WHAT IS REQUIRED –
Copy exactly, and only, the lines below from the first through the one containing "plt.rcParams['mathtext.default'] = 'rm'", both included; pictures are omitted.

== STORED DATA ==

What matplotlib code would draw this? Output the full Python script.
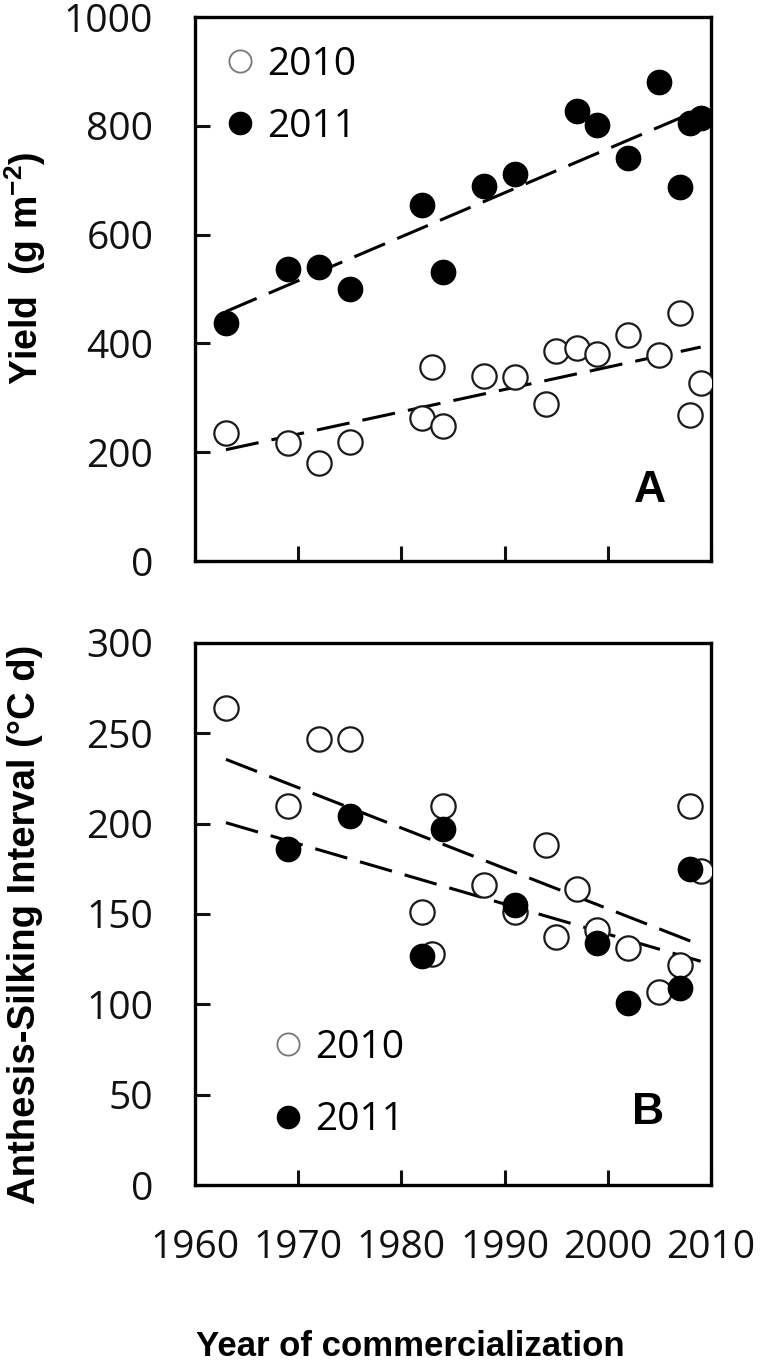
import numpy as np
import matplotlib
matplotlib.use("Agg")
import matplotlib.pyplot as plt
from matplotlib.lines import Line2D

plt.rcParams['font.family'] = ['Open Sans', 'DejaVu Sans']
plt.rcParams['lines.scale_dashes'] = False
plt.rcParams['mathtext.fontset'] = 'custom'
plt.rcParams['mathtext.rm'] = 'Liberation Sans:bold'
plt.rcParams['mathtext.default'] = 'rm'

# ---------------- data ----------------
# panel A: yield (g m-2)
yield_years_2010 = [1963, 1969, 1972, 1975, 1982, 1983, 1984, 1988, 1991,
                    1994, 1995, 1997, 1999, 2002, 2005, 2007, 2008, 2009]
yield_2010 = [235, 217, 180, 219, 263, 357, 248, 340, 338,
              289, 386, 391, 380, 415, 379, 456, 268, 327]
yield_years_2011 = [1963, 1969, 1972, 1975, 1982, 1984, 1988, 1991,
                    1997, 1999, 2002, 2005, 2007, 2008, 2009]
yield_2011 = [438, 537, 540, 500, 655, 532, 690, 712,
              828, 802, 740, 880, 688, 805, 814]

# panel B: anthesis-silking interval (degC d)
asi_years_2010 = [1963, 1969, 1972, 1975, 1982, 1983, 1984, 1988, 1991,
                  1994, 1995, 1997, 1999, 2002, 2005, 2007, 2008, 2009]
asi_2010 = [264, 210, 247, 247, 151, 128, 210, 166, 151,
            188, 137, 164, 141, 131, 107, 122, 210, 174]
asi_years_2011 = [1969, 1975, 1982, 1984, 1991, 1999, 2002, 2007, 2008]
asi_2011 = [186, 204, 127, 197, 155, 134, 101, 109, 175]

x_ticks = [1960, 1970, 1980, 1990, 2000, 2010]
yield_ticks = [0, 200, 400, 600, 800, 1000]
asi_ticks = [0, 50, 100, 150, 200, 250, 300]

# ---------------- figure ----------------
W, H = 760, 1366
fig = plt.figure(figsize=(W / 100, H / 100), dpi=100)

def frac(left, top, right, bottom):
    return [left / W, 1 - bottom / H, (right - left) / W, (bottom - top) / H]

axA = fig.add_axes(frac(195, 17, 711, 561))
axB = fig.add_axes(frac(195, 643, 711, 1185))

tick_size = 28
lab_font = ['Liberation Sans', 'DejaVu Sans']


def trend(ax, years, vals, span):
    k, b = np.polyfit(years, vals, 1)
    xs = np.array(span)
    ax.plot(xs, k * xs + b, color='black', lw=2.2, dashes=(24, 9.5),
            solid_capstyle='butt', dash_capstyle='butt', zorder=4)


def style(ax, yticks, ylim):
    ax.set_xlim(1960, 2010)
    ax.set_ylim(*ylim)
    ax.set_xticks(x_ticks)
    ax.set_yticks(yticks)
    for s in ax.spines.values():
        s.set_linewidth(2.4)
    ax.tick_params(direction='in', length=11, width=2.2, labelsize=tick_size,
                   colors='#111111')
    ax.tick_params(axis='y', pad=30)
    ax.tick_params(axis='x', pad=32)


def scatter(ax, x10, y10, x11, y11):
    ax.plot(x10, y10, 'o', ms=17.5, mfc='white', mec='#1a1a1a', mew=1.6,
            ls='none', zorder=5)
    ax.plot(x11, y11, 'o', ms=17.5, mfc='black', mec='black', mew=1.0,
            ls='none', zorder=6)


def legend(ax, anchor, spacing):
    h = [Line2D([], [], marker='o', ls='none', ms=16, mfc='white', mec='#777777', mew=1.3),
         Line2D([], [], marker='o', ls='none', ms=16, mfc='black', mec='black')]
    ax.legend(h, ['2010', '2011'], loc='upper left', bbox_to_anchor=anchor,
              frameon=False, fontsize=tick_size, handlelength=0.95,
              handletextpad=0.2, borderpad=0, borderaxespad=0,
              labelspacing=spacing)


# panel A
span = [1963, 2009]
scatter(axA, yield_years_2010, yield_2010, yield_years_2011, yield_2011)
trend(axA, yield_years_2010, yield_2010, span)
trend(axA, yield_years_2011, yield_2011, span)
style(axA, yield_ticks, (0, 1000))
axA.tick_params(axis='x', labelbottom=False)
legend(axA, ((222 - 195) / 516, (561 - 46) / 544), 0.62)
axA.text((650 - 195) / 516, (561 - 490) / 544, 'A', transform=axA.transAxes,
         ha='center', va='center', fontsize=32, fontweight='bold',
         family=['Liberation Sans', 'DejaVu Sans'])

# panel B
scatter(axB, asi_years_2010, asi_2010, asi_years_2011, asi_2011)
trend(axB, asi_years_2010, asi_2010, span)
trend(axB, asi_years_2011, asi_2011, span)
style(axB, asi_ticks, (0, 300))
legend(axB, ((270 - 195) / 516, (1185 - 1029) / 542), 0.88)
axB.text((648 - 195) / 516, (1185 - 1113) / 542, 'B', transform=axB.transAxes,
         ha='center', va='center', fontsize=32, fontweight='bold',
         family=['Liberation Sans', 'DejaVu Sans'])

# axis titles
fig.text(25 / W, 1 - 268 / H, 'Yield  (g m$^{-2}$)', rotation=90,
         ha='center', va='center', fontsize=27, fontweight='bold', family=lab_font)
fig.text(25 / W, 1 - 924 / H, 'Anthesis-Silking Interval (°C d)', rotation=90,
         ha='center', va='center', fontsize=27.5, fontweight='bold', family=lab_font)
fig.text(410 / W, 1 - 1347 / H, 'Year of commercialization',
         ha='center', va='center', fontsize=25, fontweight='bold', family=lab_font)

fig.savefig('out.png', dpi=100)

===

TASK RESPONSE –
What matplotlib code would draw this? Output the full Python script.
import numpy as np
import matplotlib
matplotlib.use("Agg")
import matplotlib.pyplot as plt
from matplotlib.lines import Line2D

plt.rcParams['font.family'] = ['Open Sans', 'DejaVu Sans']
plt.rcParams['lines.scale_dashes'] = False
plt.rcParams['mathtext.fontset'] = 'custom'
plt.rcParams['mathtext.rm'] = 'Liberation Sans:bold'
plt.rcParams['mathtext.default'] = 'rm'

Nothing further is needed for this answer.